Should You Book This Paris Cooking Class?
Yes, I’d book it if you want an authentic-feeling Paris experience that’s practical, social, and genuinely useful after your trip. The apartment setting and small group size make it feel personal, and the structure of starter, main, dessert means you get a full meal experience, not just a single recipe win.
Choose the market option if you like food details and want a reason to understand what you’re cooking. Skip it if you’d rather spend more of your day wandering Paris and still want a great cooking lesson.
One last thought: bring a curious mindset. If you show up ready to learn and ask questions, this class tends to turn into one of those trip memories that feels like more than an activity—because you’re actually making dinner in a real Paris home.
FAQ
How long is the cooking class?
The class runs about 4 hours 30 minutes. There’s also an option for a 3-hour cooking lesson if you skip the market tour.
Is there a market tour included?
Yes, if you choose the longer option. The experience offers an open-air market tour where you select fresh ingredients, then return to cook.
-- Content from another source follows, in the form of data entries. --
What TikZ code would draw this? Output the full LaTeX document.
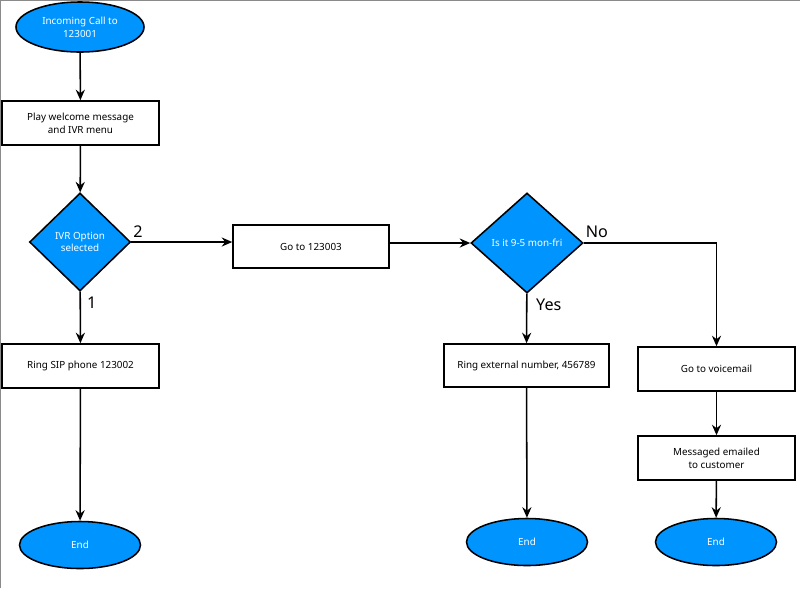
\documentclass[tikz,border=0pt]{standalone}
\usepackage{fontspec}
\setmainfont{Noto Sans}
\usepackage{tikz}
\usetikzlibrary{shapes.geometric, arrows.meta, positioning, calc}
\definecolor{callblue}{HTML}{0094FF}
\definecolor{framegray}{HTML}{8A8A8A}

\begin{document}
\begin{tikzpicture}[
    x=0.025cm, y=-0.025cm,
    every node/.style={font=\fontsize{7}{9}\selectfont},
    terminal/.style={ellipse, draw, line width=1.1pt, fill=callblue, text=white, minimum width=3.025cm, minimum height=1.175cm, inner sep=0pt},
    process/.style={rectangle, draw, line width=1.1pt, fill=white, align=center, minimum width=3.925cm, minimum height=1.1cm, inner sep=1pt},
    decision/.style={diamond, draw, line width=1.1pt, fill=callblue, text=white, align=center, inner sep=0pt},
    flow/.style={-{Stealth[length=7.5pt, width=6.5pt, inset=2.5pt]}, line width=1.1pt},
    branch/.style={font=\fontsize{11.5}{13}\selectfont},
]

% Canvas and frame
\useasboundingbox (0,0) rectangle (800,588);
\draw[framegray, line width=1.2pt] (0.5,588) -- (0.5,0.5) -- (800,0.5);

% Left column
\node[terminal, align=center, minimum width=3.2cm, minimum height=1.25cm] (start) at (80,27) {Incoming Call to\\123001};
\node[process] (welcome) at (80.5,123) {Play welcome message\\and IVR menu};
\node[decision, minimum width=2.525cm, minimum height=2.45cm] (ivr) at (80,242) {IVR Option\\selected};
\node[process] (sip) at (80.5,366) {Ring SIP phone 123002};
\node[terminal] (endsip) at (80,545) {End};

% Middle column
\node[process, minimum width=3.9cm, minimum height=1.075cm] (goto) at (311,246.5) {Go to 123003};
\node[decision, minimum width=2.8cm, minimum height=2.5cm] (hours) at (527,243) {Is it 9-5 mon-fri};
\node[process, minimum width=4.125cm, minimum height=1.075cm] (external) at (526.5,365.5) {Ring external number, 456789};
\node[terminal] (endext) at (527,542) {End};

% Right column
\node[process] (voicemail) at (716.5,369) {Go to voicemail};
\node[process] (emailed) at (716.5,458) {Messaged emailed\\to customer};
\node[terminal] (endvm) at (716,542) {End};

% Connectors
\draw[flow] (start) -- (welcome);
\draw[flow] (welcome) -- (ivr);
\draw[flow] (ivr) -- (sip);
\draw[flow] (sip) -- (endsip);
\draw[flow] (ivr.east) -- (ivr.east -| goto.west);
\draw[flow] (goto.east |- hours.west) -- (hours.west);
\draw[flow] (hours) -- (external);
\draw[flow] (external) -- (endext);
\draw[flow] (hours.east) -| (voicemail.north);
\draw[flow] (voicemail) -- (emailed);
\draw[flow] (emailed) -- (endvm);

% Branch labels
\node[branch, anchor=south west, xshift=-2pt] (two) at (ivr.east) {2};
\node[branch, anchor=north west, xshift=1.5pt] (one) at (ivr.south) {1};
\node[branch, anchor=south west, xshift=-2pt] (no) at (hours.east) {No};
\node[branch, anchor=north west, xshift=3pt] (yes) at (hours.south) {Yes};

\end{tikzpicture}
\end{document}
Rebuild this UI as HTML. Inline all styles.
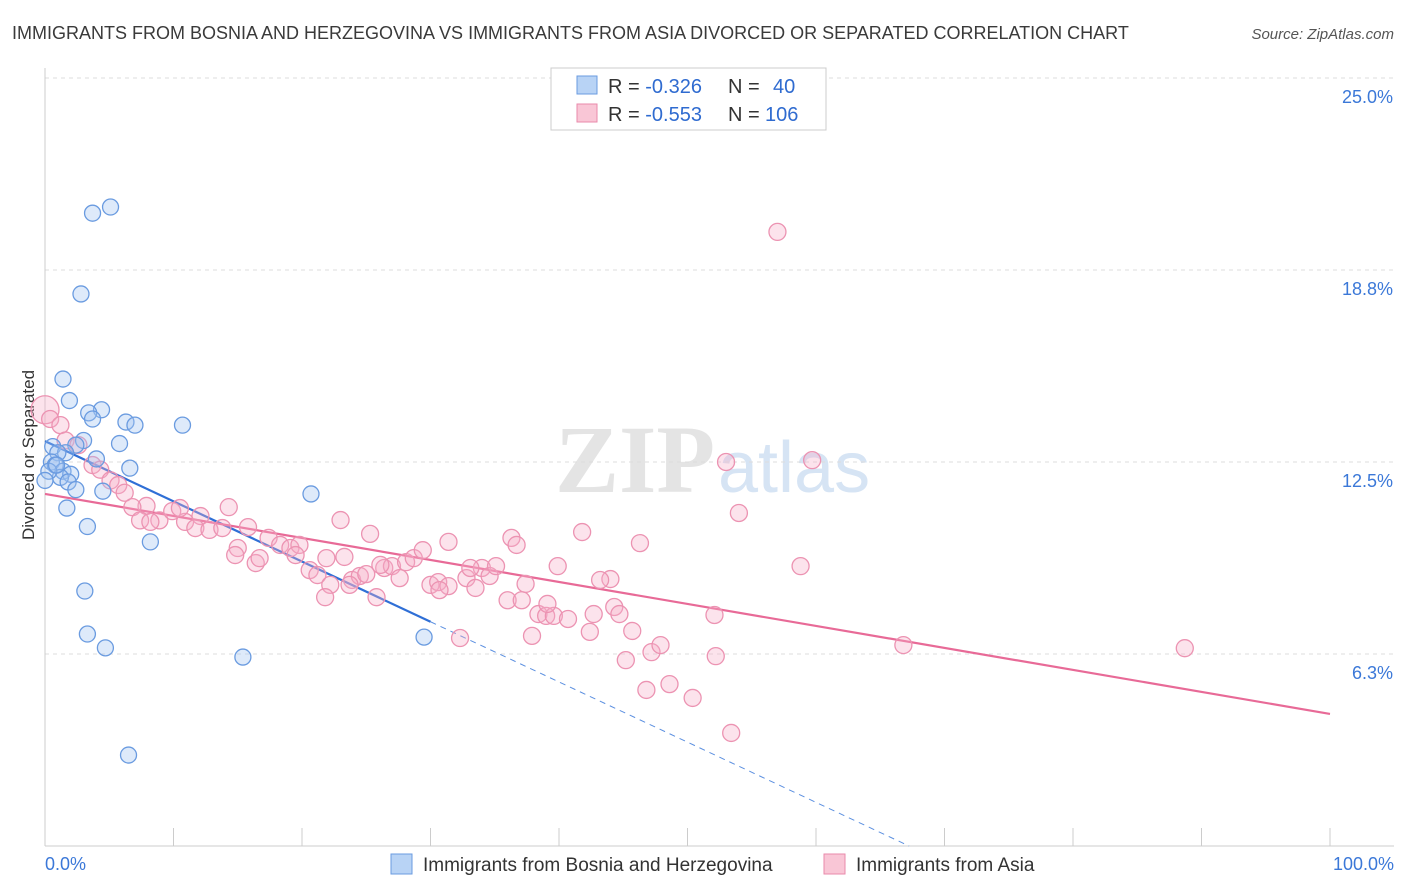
<!DOCTYPE html>
<html><head><meta charset="utf-8">
<style>
body{margin:0;background:#fff;font-family:"Liberation Sans",sans-serif;}
#wrap{position:relative;width:1406px;height:892px;overflow:hidden;}
</style></head>
<body>
<div id="wrap">
<svg id="chart" width="1406" height="892" xmlns="http://www.w3.org/2000/svg">
<text x="12" y="39" font-size="18" fill="#3a3a3a">IMMIGRANTS FROM BOSNIA AND HERZEGOVINA VS IMMIGRANTS FROM ASIA DIVORCED OR SEPARATED CORRELATION CHART</text>
<text x="1394" y="39" font-size="15" fill="#555" font-style="italic" text-anchor="end">Source: ZipAtlas.com</text>
<text x="555" y="492" font-size="96" fill="#e4e4e4" font-family="Liberation Serif,serif" font-weight="bold">ZIP</text>
<text x="718" y="492" font-size="72" fill="#d6e4f4">atlas</text>
<text transform="translate(34,455) rotate(-90)" font-size="17" fill="#333" text-anchor="middle">Divorced or Separated</text>
<g id="grid"></g><g id="axes"></g><g id="lines"></g><g id="pts"></g>
<g>
<rect x="551" y="68" width="275" height="62" fill="#fff" stroke="#ccc"/>
<rect x="577" y="76" width="20" height="18" fill="#b8d3f5" stroke="#6a9be0"/>
<rect x="577" y="104" width="20" height="18" fill="#f9c6d6" stroke="#e98aab"/>
<text x="608" y="93" font-size="20" fill="#333">R = <tspan fill="#2f6bd0">-0.326</tspan><tspan x="728">N = </tspan><tspan x="773" fill="#2f6bd0">40</tspan></text>
<text x="608" y="121" font-size="20" fill="#333">R = <tspan fill="#2f6bd0">-0.553</tspan><tspan x="728">N = </tspan><tspan x="765" fill="#2f6bd0">106</tspan></text>
</g>
<g>
<rect x="391" y="854" width="21" height="20" fill="#b8d3f5" stroke="#6a9be0"/>
<text x="423" y="871" font-size="19" fill="#333">Immigrants from Bosnia and Herzegovina</text>
<rect x="824" y="854" width="21" height="20" fill="#f9c6d6" stroke="#e98aab"/>
<text x="856" y="871" font-size="19" fill="#333">Immigrants from Asia</text>
</g>
</svg>
</div>
<script>
const yTicks=[25.0,18.8,12.5,6.3];
const yTickVals=[25,18.75,12.5,6.25];
const xTickLabels=["0.0%","100.0%"];
const blueX=[3.7,5.1,2.8,1.4,1.9,4.4,3.4,3.7,6.3,7.0,10.7,3.0,5.8,2.4,0.6,1.6,1.0,4.0,0.5,0.8,6.6,1.4,2.0,1.2,1.8,2.4,4.5,20.7,1.7,3.3,8.2,3.1,3.3,4.7,15.4,29.5,6.5,0.3,0.0,0.9];
const blueY=[20.6,20.8,17.97,15.2,14.5,14.2,14.1,13.9,13.8,13.7,13.7,13.2,13.1,13.05,13.0,12.8,12.8,12.6,12.5,12.4,12.3,12.2,12.1,12.0,11.85,11.6,11.55,11.46,11.0,10.4,9.9,8.3,6.9,6.45,6.15,6.8,2.96,12.2,11.9,12.4];
const pinkX=[0,0.4,1.2,1.6,2.6,3.7,4.3,5.1,5.7,6.2,7.9,6.8,8.9,7.4,8.2,9.9,10.9,10.5,12.1,11.7,12.8,13.8,14.3,15.8,15.0,14.8,16.4,17.4,18.3,19.1,19.8,19.5,20.6,21.2,21.9,23.0,23.3,22.2,23.9,24.5,25.0,25.3,25.8,26.4,27.0,27.6,28.1,28.7,29.4,30.0,30.6,31.4,31.4,32.3,32.8,33.5,34.0,34.6,35.1,36.3,36.7,37.4,36.0,37.9,38.4,39.0,39.6,39.9,40.7,41.8,42.4,42.7,44.0,44.3,44.7,45.2,45.7,46.3,46.8,47.2,47.9,48.6,50.4,52.1,52.2,53.0,53.4,54.0,57.0,58.8,59.7,66.8,88.7,33.1,37.1,39.1,43.2,26.1,16.7,23.7,21.8,30.7];
const pinkY=[14.2,13.9,13.7,13.2,13.05,12.4,12.25,11.9,11.75,11.5,11.07,11.03,10.6,10.6,10.55,10.9,10.55,11.0,10.74,10.35,10.29,10.35,11.03,10.38,9.7,9.47,9.21,10.03,9.8,9.7,9.8,9.47,8.98,8.82,9.37,10.61,9.41,8.5,8.66,8.79,8.85,10.16,8.1,9.05,9.11,8.72,9.24,9.37,9.63,8.5,8.59,8.46,9.9,6.77,8.72,8.4,9.05,8.79,9.11,10.03,9.8,8.53,8.0,6.84,7.55,7.49,7.49,9.11,7.39,10.22,6.97,7.55,8.69,7.78,7.55,6.05,7.0,9.86,5.08,6.31,6.54,5.27,4.82,7.52,6.18,12.5,3.68,10.84,19.99,9.11,12.56,6.54,6.44,9.05,8.0,7.88,8.66,9.15,9.37,8.5,8.1,8.33];
const blueLine=[13.18,-0.196];   // intercept, slope per %
const pinkLine=[11.46,-0.0716];
const NS="http://www.w3.org/2000/svg";
const X=v=>45+v*12.85, Y=v=>846-v*30.72;
function mk(tag,attrs,parent){const e=document.createElementNS(NS,tag);for(const k in attrs)e.setAttribute(k,attrs[k]);parent.appendChild(e);return e;}
const grid=document.getElementById('grid'),axes=document.getElementById('axes'),lines=document.getElementById('lines'),pts=document.getElementById('pts');
yTickVals.forEach((v,i)=>{
 const l=mk('line',{x1:45,x2:1394,y1:Y(v),y2:Y(v),stroke:'#ddd','stroke-dasharray':'4,4'},grid);
 
 
 const t=mk('text',{x:1393,y:Y(v)+25,'font-size':18,fill:'#3b78d8','text-anchor':'end'},axes);
 t.textContent=yTicks[i].toFixed(1)+'%';
 
 
});
const ya=mk('line',{x1:45,x2:45,y1:68,y2:846,stroke:'#ccc'},axes);


const xa=mk('line',{x1:45,x2:1394,y1:846,y2:846,stroke:'#ccc'},axes);


for(let i=0;i<=10;i++){
 const tk=mk('line',{x1:X(i*10),x2:X(i*10),y1:828,y2:846,stroke:'#ccc'},axes);
 
 
}
[[0,'start',45],[100,'end',1394]].forEach((a,i)=>{
 const t=mk('text',{x:a[2],y:870,'font-size':18,fill:'#3b78d8','text-anchor':a[1]},axes);
 t.textContent=xTickLabels[i];
 
 
});
function dot(x,y,r,fill,stroke,name){
 const c=mk('circle',{cx:X(x),cy:Y(y),r:r,fill:fill,stroke:stroke,'stroke-width':1.3},pts);
 
 
}
pinkX.forEach((x,i)=>dot(x,pinkY[i],i===0?14:8.5,'rgba(246,176,200,0.35)','#ec93b2','point-asia'));
blueX.forEach((x,i)=>dot(x,blueY[i],8,'rgba(160,196,240,0.35)','#6a9be0','point-bosnia'));
const lb=v=>blueLine[0]+blueLine[1]*v, lp=v=>pinkLine[0]+pinkLine[1]*v;
const zero=-blueLine[0]/blueLine[1];
let e=mk('line',{x1:X(0),y1:Y(lb(0)),x2:X(30),y2:Y(lb(30)),stroke:'#2f6fd6','stroke-width':2.2},lines);


e=mk('line',{x1:X(30),y1:Y(lb(30)),x2:X(zero),y2:Y(0),stroke:'#5b8fe0','stroke-width':1,'stroke-dasharray':'6,5'},lines);


e=mk('line',{x1:X(0),y1:Y(lp(0)),x2:X(100),y2:Y(lp(100)),stroke:'#e86a97','stroke-width':2.2},lines);


</script>
</body></html>
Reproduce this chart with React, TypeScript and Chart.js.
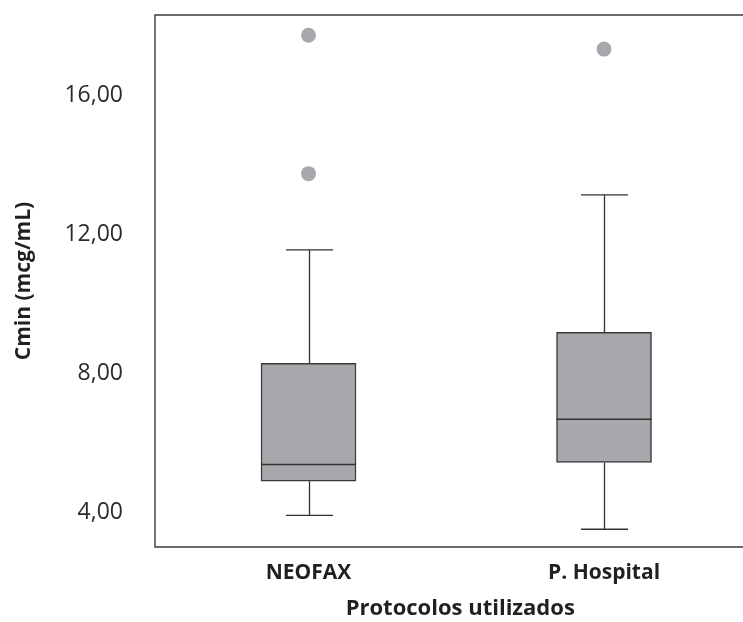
import React, { useEffect, useRef } from "react";
import { Chart, registerables } from "chart.js";

Chart.register(...registerables);

const categories = ["NEOFAX", "P. Hospital"];
const whiskerLow = [3.93, 3.53];
const q1 = [4.91, 5.45];
const median = [5.39, 6.69];
const q3 = [8.3, 9.19];
const whiskerHigh = [11.56, 13.14];
const outliers = [[17.73, 13.75], [17.33]];
const yTicks = [4, 8, 12, 16];

const yTitle = "Cmin (mcg/mL)";
const xTitle = "Protocolos utilizados";

const FONT = "'Open Sans', 'DejaVu Sans', sans-serif";
const LINE = "#3b3b3b";

const boxPlugin = {
  id: "boxWhiskers",
  beforeDatasetsDraw(chart: any) {
    const { ctx, chartArea, scales } = chart;
    const x = scales.x;
    const y = scales.y;
    ctx.save();
    ctx.strokeStyle = LINE;
    ctx.lineWidth = 1.4;
    ctx.beginPath();
    ctx.moveTo(chartArea.right, chartArea.top);
    ctx.lineTo(chartArea.left, chartArea.top);
    ctx.lineTo(chartArea.left, chartArea.bottom);
    ctx.lineTo(chartArea.right, chartArea.bottom);
    ctx.stroke();
    const capHalf = 23.5;
    ctx.lineWidth = 1.3;
    ctx.strokeStyle = "#333333";
    categories.forEach((_, i) => {
      const cx = Math.round(x.getPixelForValue(i)) + 0.5;
      const yHi = y.getPixelForValue(whiskerHigh[i]);
      const yLo = y.getPixelForValue(whiskerLow[i]);
      const yQ1 = y.getPixelForValue(q1[i]);
      const yQ3 = y.getPixelForValue(q3[i]);
      ctx.beginPath();
      ctx.moveTo(cx, yQ3);
      ctx.lineTo(cx, yHi);
      ctx.moveTo(cx - capHalf, yHi);
      ctx.lineTo(cx + capHalf, yHi);
      ctx.moveTo(cx, yQ1);
      ctx.lineTo(cx, yLo);
      ctx.moveTo(cx - capHalf, yLo);
      ctx.lineTo(cx + capHalf, yLo);
      ctx.stroke();
    });
    ctx.restore();
  },
  afterDatasetsDraw(chart: any) {
    const { ctx, scales } = chart;
    const x = scales.x;
    const y = scales.y;
    ctx.save();
    ctx.strokeStyle = "#333333";
    ctx.lineWidth = 1.5;
    const half = 47.5;
    categories.forEach((_, i) => {
      const cx = x.getPixelForValue(i);
      const ym = y.getPixelForValue(median[i]);
      ctx.beginPath();
      ctx.moveTo(cx - half, ym);
      ctx.lineTo(cx + half, ym);
      ctx.stroke();
    });
    // x axis title centred between the two groups
    const mid = (x.getPixelForValue(0) + x.getPixelForValue(1)) / 2;
    ctx.fillStyle = "#231f20";
    ctx.font = `bold 22px ${FONT}`;
    ctx.textAlign = "center";
    ctx.textBaseline = "middle";
    ctx.fillText(xTitle, mid + 4, chart.chartArea.bottom + 62);
    ctx.restore();
  },
};

const noPad = (axis: any) => {
  axis.paddingTop = 0;
  axis.paddingBottom = 0;
  axis.paddingLeft = 0;
  axis.paddingRight = 0;
};

export default function App() {
  const ref = useRef<HTMLCanvasElement | null>(null);
  useEffect(() => {
    if (!ref.current) return;
    const chart = new Chart(ref.current, {
      type: "bar",
      data: {
        datasets: [
          {
            type: "bar",
            data: categories.map((_, i) => ({ x: i, y: [q1[i], q3[i]] })) as any,
            backgroundColor: "#a7a8ab",
            borderColor: "#3a3a3a",
            borderWidth: 1.5,
            borderSkipped: false,
            barThickness: 95,
          } as any,
          {
            type: "scatter",
            data: outliers.flatMap((vals, i) => vals.map((v) => ({ x: i, y: v }))),
            backgroundColor: "#a7a8ab",
            borderWidth: 0,
            pointRadius: 7.5,
          } as any,
        ],
      },
      options: {
        animation: false,
        responsive: false,
        maintainAspectRatio: false,
        layout: { autoPadding: false, padding: { top: 15, left: 0, right: 0, bottom: 0 } },
        plugins: { legend: { display: false }, tooltip: { enabled: false } },
        scales: {
          x: {
            type: "linear",
            min: -0.5195,
            max: 1.4703,
            offset: false,
            grid: { display: false, drawTicks: false, offset: false },
            border: { display: false },
            afterBuildTicks: (axis: any) => {
              axis.ticks = categories.map((_, i) => ({ value: i }));
            },
            afterFit: (axis: any) => {
              axis.height = 75;
              noPad(axis);
            },
            ticks: {
              padding: 13,
              color: "#231f20",
              font: { family: FONT, size: 21, weight: "bold" },
              callback: (v: any) => categories[v] ?? "",
              maxRotation: 0,
              autoSkip: false,
            },
          },
          y: {
            type: "linear",
            min: 3.02,
            max: 18.31,
            grid: { display: false, drawTicks: false },
            border: { display: false },
            afterBuildTicks: (axis: any) => {
              axis.ticks = yTicks.map((v) => ({ value: v }));
            },
            afterFit: (axis: any) => {
              axis.width = 155;
              noPad(axis);
            },
            ticks: {
              padding: 32,
              color: "#2b2b2b",
              font: { family: FONT, size: 23 },
              callback: (v: any) => Number(v).toFixed(2).replace(".", ","),
            },
            title: {
              display: true,
              text: yTitle,
              color: "#231f20",
              font: { family: FONT, size: 21, weight: "bold" },
              padding: { top: 11, bottom: 0 },
            },
          },
        },
      },
      plugins: [boxPlugin],
    });
    return () => chart.destroy();
  }, []);
  return (
    <div style={{ position: "absolute", left: 0, top: 0, width: 743, height: 622, background: "#fff" }}>
      <canvas ref={ref} width={743} height={622} style={{ display: "block" }} />
    </div>
  );
}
How many people are in the class?
It’s limited to a maximum of 8 travelers, which keeps the format small and interactive.
What dishes will I cook and eat?
You’ll prepare a starter, main dish, and dessert, then enjoy the meal. The sample menu includes Mediterranean zucchini, marinated chicken, and mini chocolate lava cake.
What’s included in the price?
The experience includes the cooking lesson with a local chef in a Parisian apartment, use of an apron and cooking utensils, all ingredients, a copy of recipes to take home, and lunch (or dinner depending on the option). The market tour is included if you select that option.
Do they pick you up from your hotel?
No. Hotel pickup and drop off are not included.
About Booking This One
If you’re deciding between doing a casual food tour and doing something hands-on, I’d lean toward this cooking class. It’s pricier than many walking tours, but you’re paying for chef time, ingredients, and a full meal you can recreate. Just make sure you route-check the exact address you’re sent and arrive early enough to avoid the strict access window.